Pratt and Whitney has completely changed the way it builds its engines. The company unveiled a revamped production line at its Middletown plant, which it says will help it keep up with a huge increase in demand.
The engines under construction were the only things that used to stay still at Pratt’s sprawling Middletown complex. “We used to walk on the assembly floor a lot, just delivering parts, trying to get some tooling,” said Jessica Duke, an assembly technician at the plant. Now, she said, it’s completely different. “The transition allowed us to work together with the same department with the same engine.”
What Pratt has done is to take a leaf out of a very old playbook -- that of Henry Ford, who invented the moving assembly line. Instead of technicians buzzing around a stationary engine, now the workers stay still and the engine moves down the assembly line, and it can be raised, lowered and rotated as the technicians need.

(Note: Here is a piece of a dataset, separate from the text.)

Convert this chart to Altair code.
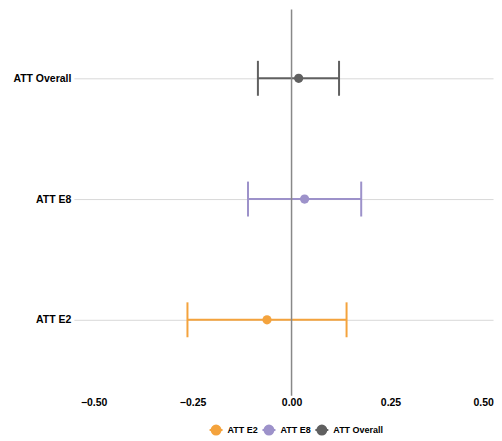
import altair as alt
import pandas as pd

labels = ["ATT E2", "ATT E8", "ATT Overall"]
estimates = [-0.062, 0.033, 0.018]
lower = [-0.263, -0.110, -0.085]
upper = [0.139, 0.176, 0.120]
colors = ["#F4A33D", "#9D92CA", "#606060"]
x_ticks = [-0.5, -0.25, 0.0, 0.25, 0.5]
order = ["ATT Overall", "ATT E8", "ATT E2"]

df = pd.DataFrame({"term": labels, "est": estimates, "lo": lower, "hi": upper})

FONT = "Liberation Sans"

xscale = alt.Scale(domain=[-0.55, 0.509], nice=False, zero=False)
yscale = alt.Scale(domain=order, type="point", range=[69, 311], padding=0)
cscale = alt.Scale(domain=labels, range=colors)

legend_path = "M-1,0L1,0M0.69,0A0.69,0.69,0,1,1,-0.69,0A0.69,0.69,0,1,1,0.69,0Z"

x_enc = alt.X("est:Q", scale=xscale, title=None,
              axis=alt.Axis(values=x_ticks, format=".2f", grid=False, domain=False,
                            ticks=False, tickSize=0, labelPadding=2, labelFontSize=10.5,
                            labelFontWeight="bold", labelColor="#000000", labelFont=FONT,
                            labelAlign={"condition": {"test": "datum.value >= 0.5", "value": "right"},
                                        "value": "center"},
                            labelOffset={"condition": {"test": "datum.value >= 0.5", "value": 4},
                                         "value": 0}))
y_enc = alt.Y("term:N", scale=yscale, title=None, sort=order,
              axis=alt.Axis(grid=True, gridColor="#D9D9D9", gridWidth=1, domain=False,
                            ticks=False, tickSize=0, labelPadding=3, labelFontSize=10.5,
                            labelFontWeight="bold", labelColor="#000000", labelFont=FONT,
                            minExtent=66, maxExtent=66))

base = alt.Chart(df)

bars = base.mark_rule(strokeWidth=2, opacity=1).encode(
    x=alt.X("lo:Q", scale=xscale),
    x2="hi:Q",
    y=alt.Y("term:N", scale=yscale, sort=order),
    color=alt.Color("term:N", scale=cscale),
)
caps_lo = base.mark_tick(orient="vertical", size=35, thickness=2, opacity=1).encode(
    x=alt.X("lo:Q", scale=xscale),
    y=alt.Y("term:N", scale=yscale, sort=order),
    color=alt.Color("term:N", scale=cscale),
)
caps_hi = base.mark_tick(orient="vertical", size=35, thickness=2, opacity=1).encode(
    x=alt.X("hi:Q", scale=xscale),
    y=alt.Y("term:N", scale=yscale, sort=order),
    color=alt.Color("term:N", scale=cscale),
)
zero = alt.Chart(pd.DataFrame({"z": [0.0]})).mark_rule(color="#888888", strokeWidth=1.5).encode(
    x=alt.X("z:Q", scale=xscale)
)
points = base.mark_point(filled=True, size=85, opacity=1, strokeWidth=2).encode(
    x=x_enc,
    y=y_enc,
    color=alt.Color("term:N", scale=cscale,
                    legend=alt.Legend(title=None, orient="none", direction="horizontal",
                                      legendX=135, legendY=414,
                                      symbolType=legend_path, symbolSize=169,
                                      symbolStrokeWidth=2, symbolOpacity=1,
                                      labelFont=FONT, labelFontSize=9, labelFontWeight="bold",
                                      labelColor="#000000", labelOffset=4, columnPadding=0)),
)

chart = alt.layer(bars, caps_lo, caps_hi, zero, points).properties(
    width=420, height=387, padding=0, background="#FFFFFF"
).configure_view(stroke=None)

chart.save("out.html", embed_options={"renderer": "svg", "actions": False})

Ted Sluice is operations manager at Middletown. He said there’s a reason this has never been done before in jet engine production. "It’s not like an automobile - it’s a very specialized machine," he said. "And unless you have very, very high volume, the investments required to have a line like this just don’t make sense."
And it’s that volume equation that’s about to change for Pratt. The company expects its output to more than double over the next five years, as demand from commercial airlines soars, and military work also ramps up. Pratt has a backlog of more than 6,200 orders for its PurePower Geared Turbofan engine. Middletown will also be one of the facilities that produces the F135 engine for the military's next generation jet, the F35 joint strike fighter.
The company has declined to reveal exactly how much it spent to build this state of the art facility, but the fact it’s here in Connecticut caused the CEO of United Technologies, Greg Hayes to reflect back to an offhand remark he made some years ago that has been hard to live down. “I was at an investor conference in New York and I said, anyplace but Connecticut is low cost," he told the crowd at the ribbon cutting for the new facility, "and I think I took my lumps in the press for about six years for that statement. What’s nice to say as I stand up here today - it’s nice to be proven wrong.”
The state of Connecticut, which has allowed Pratt’s parent UTC to exercise more than $400 million in tax credits to make investments like this, will hope that remains wrong.